R [describing the attack on the Palestinians]: They [the policemen] gathered in a group drinking coffee.  Maybe there were seven or eight.  Only two were armed.  All the rest were unarmed civilians.  We looked at them.  We didn’t think, ‘here’s our objective, go kill.’  At the moment we knew we were going to liquidate them we didn’t see them as human beings.  Again, we very attuned to our objective.

D: …This was the first time that I killed and the first time I saw someone dead.  It was a day of pleasure.

R: I still think of this.  This will not leave me ever.  It made me lose a lot of sleep.  I think I was part of something problematic.  I don’t see any difference between this and between slaughter.  There was no just objective. I wanted to kill.  Afterward, I felt very uncomforable with this.

Apparently, the IDF has no quarrels or qualms about what happened that night of  February 19, 2002.  Maariv quotes an Army spokesperson as saying: the Palestinian policemen were "implicated in terror."  Howso?  When you lie in ambush and indiscrimately murder policemen how can you tell?

Further, the Times describes the Army statement:

…"On Feb. 19, 2002, Israeli forces operated against Palestinian Authority targets in the West Bank."

"Among those targets were checkpoints manned by Palestinian policemen who facilitated the passage and actively assisted the terrorists who passed through this checkpoint to carry out murderous attacks against Israeli civilians and soldiers," it said.

No investigation ensued [according to the IDF statement] regarding the events described in the Maariv article because it was part of a series of operations against terrorism in line with Israeli Army orders and procedures. "It took place during the year in which Israel was hit hardest by terrorism," said the army.

I suppose one can hardly point the finger at the IDF alone when the behavior of our own military at Abu Graib was so repulsive AND hardly a single U.S. soldier (and certainly no upper echelon officers) will be held culpable for such horrendous abuse.  Even so, the blithe IDF response seems more than a little outrageous even for Israel’s typically lax attitude toward violations of its military code when it comes to Palestinians.

If the Army refuses to investigate itself, perhaps the Attorney General or some other body will do so.  This incident might not rise to the level of a MyLai, but it certainly sounds like a war crime to me.  The problem of course is that Israel is so fixated on security that it often forgives such lapses saying that the IDF is entitled to break rules once in a while as long as it does so in the interests of protecting Israel’s security (sound like any other government you know??).

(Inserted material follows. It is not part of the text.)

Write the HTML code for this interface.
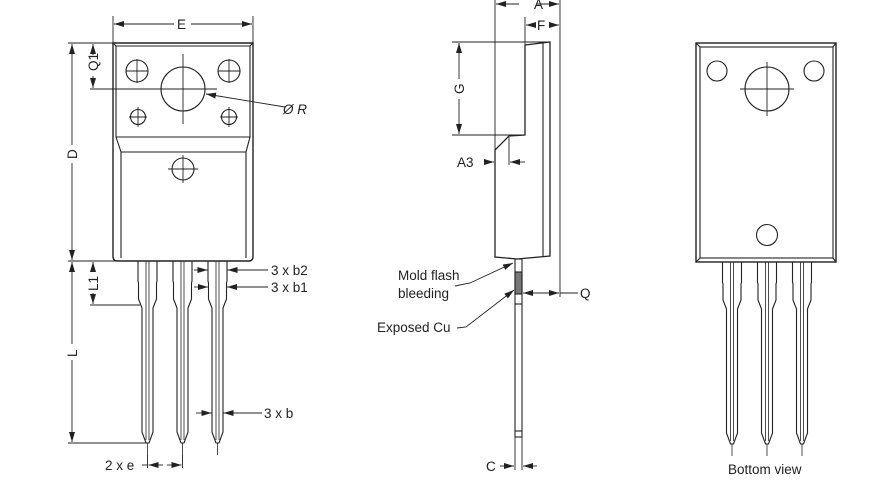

Another interesting aspect of the IDF’s response is this:

…The army was instructed by the political echelon to change the mode of operation and adjust it to the harsh reality on the ground.

In plain English: "The Defense Minister ordered IDF officers to attack that night and they only followed orders."  The IDF doesn’t need to hide behind fig leaves as Don Rumsfeld has done regarding Abu Graibh.  The IDF assigns responsibility for the massacre to the Defense Minister and he clearly accepts it willingly.  It is simply shocking.

Haaretz published an editorial today about this incident calling for an independent judicial inquiry since the current Defense Minister, Shaul Mofaz, was the IDF chief of staff at the time of the massacre and presumably issued or knew of the orders for this odious action.